Can I live in the midst of this culture, be a part of it, and live a life consistent with my values? Or must I reject and condemn a large part of the way of life of this culture in order to do so? Must I reject TV as a wasteland or can I enjoy “American Idol?” Must I eschew James Bond type thriller movies and frequent only art house movies with subtitles? Can I follow my Red Sox passionately or must I do something “constructive” with my time like read “important” books? Can I be “productive” if I do not have a job?
I could have chosen the woods. There is a lot to be learned out there too. But I have chosen to stay in the midst of the messiness. I have chosen a different laboratory for the experiment of my life. Or I have been chosen. It is not as neat as the cabin and pond of Thoreau. Distractions, illusions, and obstacles abound.

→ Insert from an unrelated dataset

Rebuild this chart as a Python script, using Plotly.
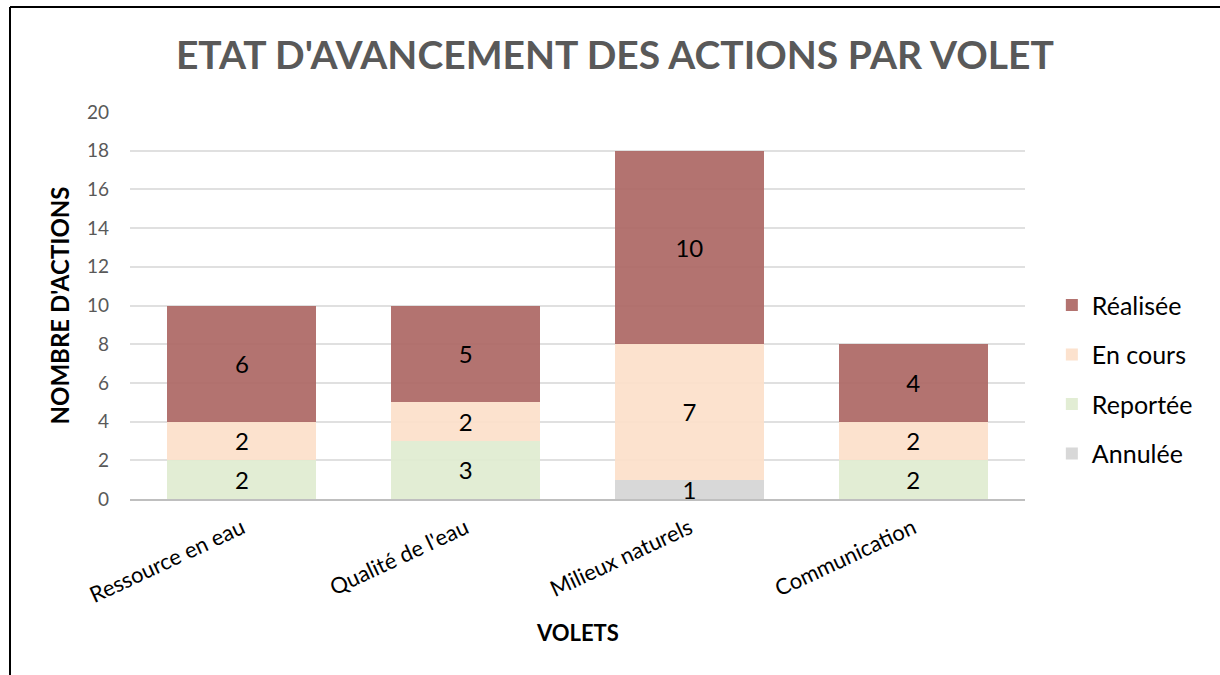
import plotly.graph_objects as go

categories = ["Ressource en eau", "Qualité de l'eau", "Milieux naturels", "Communication"]
annulee = [0, 0, 1, 0]
reportee = [2, 3, 0, 2]
en_cours = [2, 2, 7, 2]
realisee = [6, 5, 10, 4]

series = [
    ("Annulée", annulee, "rgba(213,213,213,0.92)", 4),
    ("Reportée", reportee, "rgba(224,235,208,0.92)", 3),
    ("En cours", en_cours, "rgba(252,224,202,0.92)", 2),
    ("Réalisée", realisee, "rgba(172,103,100,0.92)", 1),
]

FONT = "Lato"
fig = go.Figure()
for name, vals, col, rank in series:
    fig.add_trace(go.Bar(
        x=categories, y=vals, name=name,
        marker=dict(color=col, line=dict(width=0)),
        text=[str(v) if v else "" for v in vals],
        textposition="inside", insidetextanchor="middle",
        textangle=0, constraintext="none",
        textfont=dict(family=FONT, size=24, color="black"),
        legendgroup=name, legendrank=rank,
    ))

fig.update_layout(
    width=1220, height=675,
    barmode="stack", bargap=0.334,
    plot_bgcolor="white", paper_bgcolor="white",
    margin=dict(l=130, r=195, t=112, b=176),
    font=dict(family=FONT),
    title=dict(text="<b>ETAT D'AVANCEMENT DES ACTIONS PAR VOLET</b>",
               x=0.504, xref="container", xanchor="center",
               y=1 - 55 / 675, yref="container", yanchor="middle",
               font=dict(family=FONT, size=39, color="#595959")),
    legend=dict(x=1.03, xanchor="left", y=0.56, yanchor="top",
                traceorder="grouped", tracegroupgap=14,
                font=dict(family=FONT, size=25, color="black"),
                itemwidth=30),
    xaxis=dict(showgrid=False, showline=True, linecolor="#BFBFBF", linewidth=2,
               tickangle=-25, tickfont=dict(family=FONT, size=22, color="black"),
               ticks="", ticklabelstandoff=6),
    yaxis=dict(range=[0, 20], dtick=2, showgrid=True, gridcolor="#E0E0E0", gridwidth=2,
               zeroline=False, showline=False, ticks="", ticklabelstandoff=20,
               tickfont=dict(family=FONT, size=19, color="#595959"),
               title=dict(text="<b>NOMBRE D'ACTIONS</b>", standoff=10,
                          font=dict(family=FONT, size=24, color="black"))),
    annotations=[dict(text="<b>VOLETS</b>", xref="paper", yref="paper",
                      x=0.5, y=(499 - 632) / 387, xanchor="center", yanchor="middle",
                      showarrow=False, font=dict(family=FONT, size=22, color="black"))],
    shapes=[
        dict(type="line", xref="paper", yref="paper",
             x0=(10 - 130) / 895, x1=1.3, y0=(499 - 7) / 387, y1=(499 - 7) / 387,
             line=dict(color="black", width=2)),
        dict(type="line", xref="paper", yref="paper",
             x0=(10 - 130) / 895, x1=(10 - 130) / 895, y0=(499 - 7) / 387, y1=-0.6,
             line=dict(color="black", width=2)),
    ],
)

fig.write_html("out.html", config={"displayModeBar": False},
               post_script="document.body.style.margin='0px';")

In the laboratory of life, there is no maze to memorize. The lab rat can work hard and eventually learn his maze. When he reaches his bite of the cheese, he is set for life because the maze will not change. Life in our culture is much more fluid. Just when I think that I have found “The Way,” the maze morphs into something new and unknown. It is easy to get lost while trying to find my way home.
Through Zigzags I plan to report the findings of my experiment. They will not be conclusion statements, such as “the world is mean” or “the world is sublime.” The reports will be the day to day adventures, catastrophes, learnings, unlearnings, and relearnings on my journey. My hope is that there will be pieces with which you can identify and which will help you on your journey home.